= What you should do =
Print the lines from the one that contains "Reproduce this chart" to the one that contains "import * as", inclusive, exactly as they appear, and please drop any pictures.

** start of Records for the task **

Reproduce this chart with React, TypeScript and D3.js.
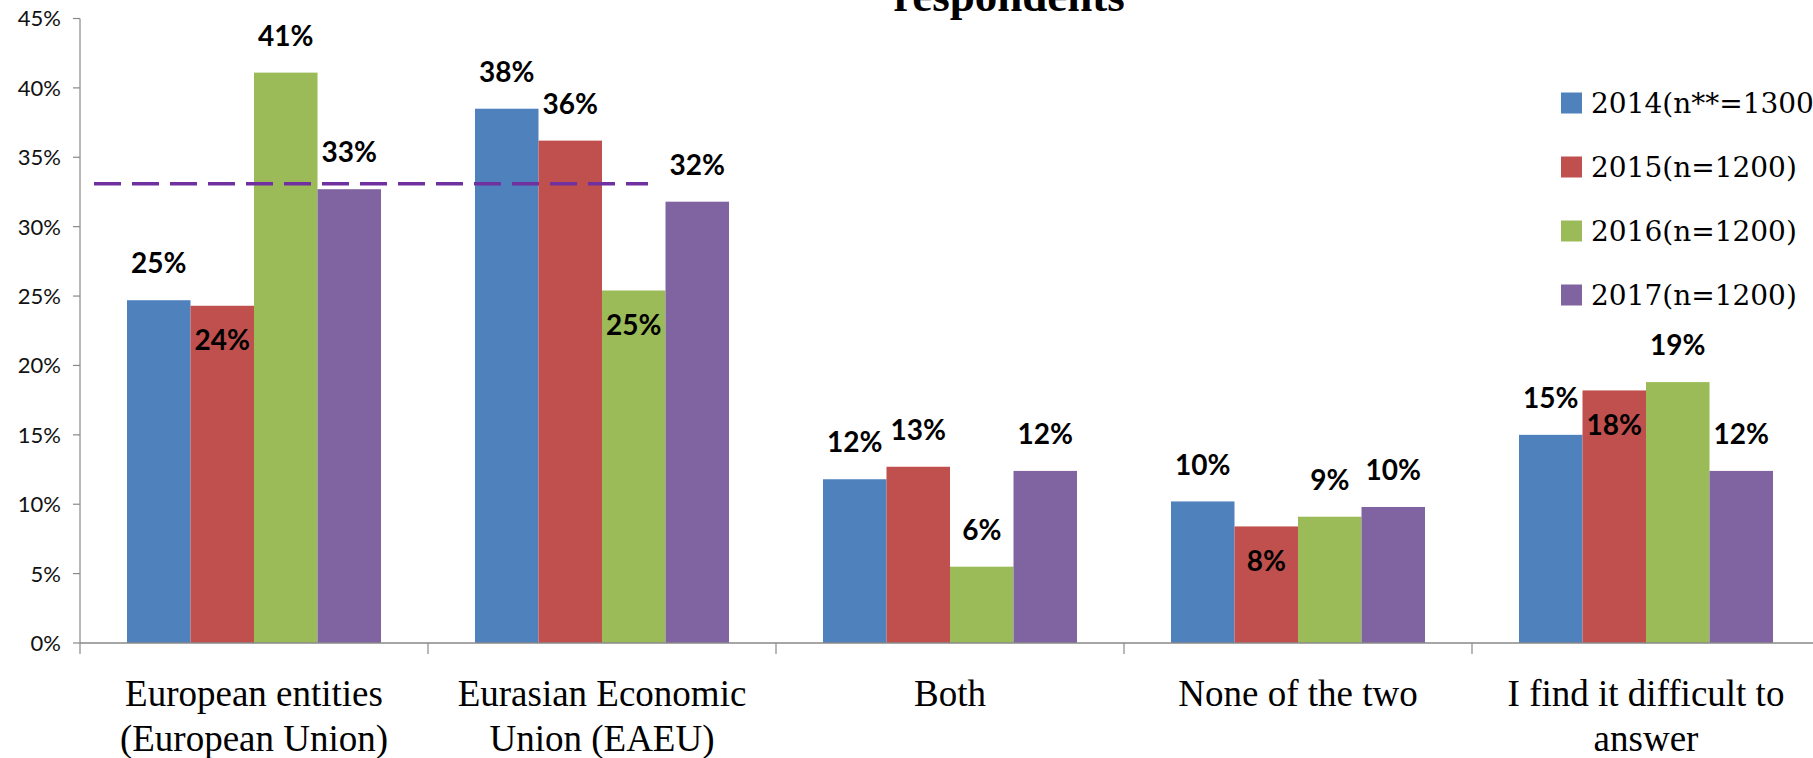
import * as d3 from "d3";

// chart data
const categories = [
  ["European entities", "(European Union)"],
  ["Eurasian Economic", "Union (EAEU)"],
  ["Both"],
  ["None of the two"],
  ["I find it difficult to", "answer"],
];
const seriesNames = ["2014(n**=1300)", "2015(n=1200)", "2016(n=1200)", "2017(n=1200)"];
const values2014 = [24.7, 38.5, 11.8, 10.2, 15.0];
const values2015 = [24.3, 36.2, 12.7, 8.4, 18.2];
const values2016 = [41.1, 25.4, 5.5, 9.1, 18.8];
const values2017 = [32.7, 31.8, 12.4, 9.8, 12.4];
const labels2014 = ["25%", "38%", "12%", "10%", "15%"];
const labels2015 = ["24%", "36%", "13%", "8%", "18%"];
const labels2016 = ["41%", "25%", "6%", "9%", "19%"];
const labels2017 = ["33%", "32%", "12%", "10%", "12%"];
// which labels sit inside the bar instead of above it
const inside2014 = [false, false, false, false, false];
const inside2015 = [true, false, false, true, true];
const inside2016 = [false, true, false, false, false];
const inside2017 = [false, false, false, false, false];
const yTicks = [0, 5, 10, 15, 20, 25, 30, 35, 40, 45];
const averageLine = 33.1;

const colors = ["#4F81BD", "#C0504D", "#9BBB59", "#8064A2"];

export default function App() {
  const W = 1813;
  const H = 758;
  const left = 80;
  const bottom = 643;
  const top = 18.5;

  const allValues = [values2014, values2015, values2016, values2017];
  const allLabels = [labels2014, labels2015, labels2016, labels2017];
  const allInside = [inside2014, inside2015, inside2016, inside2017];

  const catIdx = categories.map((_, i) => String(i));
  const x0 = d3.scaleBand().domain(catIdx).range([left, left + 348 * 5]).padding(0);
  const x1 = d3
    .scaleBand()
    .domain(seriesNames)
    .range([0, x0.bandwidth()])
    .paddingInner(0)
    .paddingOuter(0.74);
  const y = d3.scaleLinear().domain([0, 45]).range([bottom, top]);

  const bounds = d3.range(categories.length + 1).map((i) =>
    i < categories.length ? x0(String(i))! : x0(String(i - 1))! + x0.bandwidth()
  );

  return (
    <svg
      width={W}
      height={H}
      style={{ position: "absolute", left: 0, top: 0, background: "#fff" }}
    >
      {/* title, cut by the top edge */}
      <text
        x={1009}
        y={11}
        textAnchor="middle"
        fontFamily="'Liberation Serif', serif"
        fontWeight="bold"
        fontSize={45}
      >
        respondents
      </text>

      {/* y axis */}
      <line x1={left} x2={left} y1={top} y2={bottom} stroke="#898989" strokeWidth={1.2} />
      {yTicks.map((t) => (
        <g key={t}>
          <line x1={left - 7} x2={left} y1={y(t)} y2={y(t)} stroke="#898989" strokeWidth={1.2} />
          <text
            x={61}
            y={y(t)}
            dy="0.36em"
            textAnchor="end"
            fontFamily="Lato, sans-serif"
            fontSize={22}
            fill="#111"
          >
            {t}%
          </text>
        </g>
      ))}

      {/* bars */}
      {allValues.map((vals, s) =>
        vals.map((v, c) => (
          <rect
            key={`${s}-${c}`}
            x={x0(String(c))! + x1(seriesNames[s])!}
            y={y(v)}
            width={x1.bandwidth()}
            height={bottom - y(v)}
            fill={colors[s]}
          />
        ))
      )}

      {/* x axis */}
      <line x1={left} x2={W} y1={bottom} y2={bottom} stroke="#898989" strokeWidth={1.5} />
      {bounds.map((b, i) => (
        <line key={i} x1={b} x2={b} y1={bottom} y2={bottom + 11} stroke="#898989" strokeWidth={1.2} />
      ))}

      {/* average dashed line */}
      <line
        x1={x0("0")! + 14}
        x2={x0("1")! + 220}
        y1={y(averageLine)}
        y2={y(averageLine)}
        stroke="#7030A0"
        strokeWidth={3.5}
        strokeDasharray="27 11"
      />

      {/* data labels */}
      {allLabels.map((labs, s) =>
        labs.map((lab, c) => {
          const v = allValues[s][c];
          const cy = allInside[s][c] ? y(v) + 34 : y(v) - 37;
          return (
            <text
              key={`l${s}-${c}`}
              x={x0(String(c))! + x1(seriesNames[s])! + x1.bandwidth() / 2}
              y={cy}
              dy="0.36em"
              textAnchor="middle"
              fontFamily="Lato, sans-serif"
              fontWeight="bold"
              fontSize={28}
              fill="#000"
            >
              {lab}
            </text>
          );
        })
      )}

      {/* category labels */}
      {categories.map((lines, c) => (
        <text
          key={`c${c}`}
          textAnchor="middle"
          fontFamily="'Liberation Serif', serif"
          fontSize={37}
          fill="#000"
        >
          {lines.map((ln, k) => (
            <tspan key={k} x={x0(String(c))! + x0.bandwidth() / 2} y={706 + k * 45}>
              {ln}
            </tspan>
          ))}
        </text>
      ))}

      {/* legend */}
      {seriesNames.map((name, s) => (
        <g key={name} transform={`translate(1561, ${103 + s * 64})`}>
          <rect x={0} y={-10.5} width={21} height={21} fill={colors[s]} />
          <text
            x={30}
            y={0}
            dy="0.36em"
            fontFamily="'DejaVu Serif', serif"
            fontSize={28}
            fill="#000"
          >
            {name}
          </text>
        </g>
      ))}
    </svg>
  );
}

** end of Records for the task **
** start of Records for the task **

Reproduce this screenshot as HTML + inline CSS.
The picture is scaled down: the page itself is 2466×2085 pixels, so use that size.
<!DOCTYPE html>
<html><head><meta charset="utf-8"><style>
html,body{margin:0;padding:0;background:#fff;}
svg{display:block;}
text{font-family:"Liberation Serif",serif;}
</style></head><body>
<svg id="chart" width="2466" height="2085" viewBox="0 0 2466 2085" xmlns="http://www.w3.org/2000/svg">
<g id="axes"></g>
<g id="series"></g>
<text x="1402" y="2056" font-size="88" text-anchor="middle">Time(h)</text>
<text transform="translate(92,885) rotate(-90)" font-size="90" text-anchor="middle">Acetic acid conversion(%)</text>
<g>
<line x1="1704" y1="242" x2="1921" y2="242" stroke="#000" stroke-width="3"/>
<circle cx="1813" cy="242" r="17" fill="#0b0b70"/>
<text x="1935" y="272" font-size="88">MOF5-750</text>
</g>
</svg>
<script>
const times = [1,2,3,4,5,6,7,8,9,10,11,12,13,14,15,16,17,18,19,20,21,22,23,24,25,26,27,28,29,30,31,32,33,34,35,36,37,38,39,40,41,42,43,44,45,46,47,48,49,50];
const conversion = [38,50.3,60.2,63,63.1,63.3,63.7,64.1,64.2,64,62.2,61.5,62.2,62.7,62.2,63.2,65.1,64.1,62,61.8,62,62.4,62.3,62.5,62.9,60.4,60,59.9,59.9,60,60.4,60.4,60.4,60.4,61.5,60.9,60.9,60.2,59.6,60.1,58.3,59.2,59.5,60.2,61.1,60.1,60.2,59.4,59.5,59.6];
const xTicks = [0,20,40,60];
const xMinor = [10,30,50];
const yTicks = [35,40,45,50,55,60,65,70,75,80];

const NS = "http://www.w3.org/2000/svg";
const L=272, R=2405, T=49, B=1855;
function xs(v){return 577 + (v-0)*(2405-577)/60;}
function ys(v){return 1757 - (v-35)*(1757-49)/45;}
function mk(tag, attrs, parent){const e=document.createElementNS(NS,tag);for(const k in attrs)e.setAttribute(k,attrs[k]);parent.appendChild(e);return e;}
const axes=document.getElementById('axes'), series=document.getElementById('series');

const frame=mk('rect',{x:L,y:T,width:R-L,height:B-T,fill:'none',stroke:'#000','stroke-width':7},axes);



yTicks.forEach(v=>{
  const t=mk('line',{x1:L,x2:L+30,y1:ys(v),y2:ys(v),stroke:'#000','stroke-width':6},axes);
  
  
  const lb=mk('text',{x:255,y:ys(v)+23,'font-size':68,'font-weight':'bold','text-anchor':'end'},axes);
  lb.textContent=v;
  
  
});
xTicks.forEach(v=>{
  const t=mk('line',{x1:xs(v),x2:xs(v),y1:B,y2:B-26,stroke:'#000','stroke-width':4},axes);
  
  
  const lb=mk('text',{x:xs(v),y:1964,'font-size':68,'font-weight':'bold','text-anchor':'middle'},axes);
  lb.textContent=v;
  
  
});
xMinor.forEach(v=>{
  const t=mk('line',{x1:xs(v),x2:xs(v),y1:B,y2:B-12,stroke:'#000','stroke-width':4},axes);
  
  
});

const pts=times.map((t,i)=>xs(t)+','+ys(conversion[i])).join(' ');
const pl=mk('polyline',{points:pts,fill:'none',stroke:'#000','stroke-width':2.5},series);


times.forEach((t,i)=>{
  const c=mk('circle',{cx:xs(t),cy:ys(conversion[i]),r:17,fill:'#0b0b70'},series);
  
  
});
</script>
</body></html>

** end of Records for the task **

= Exercise answer =
Reproduce this chart with React, TypeScript and D3.js.
import * as d3 from "d3";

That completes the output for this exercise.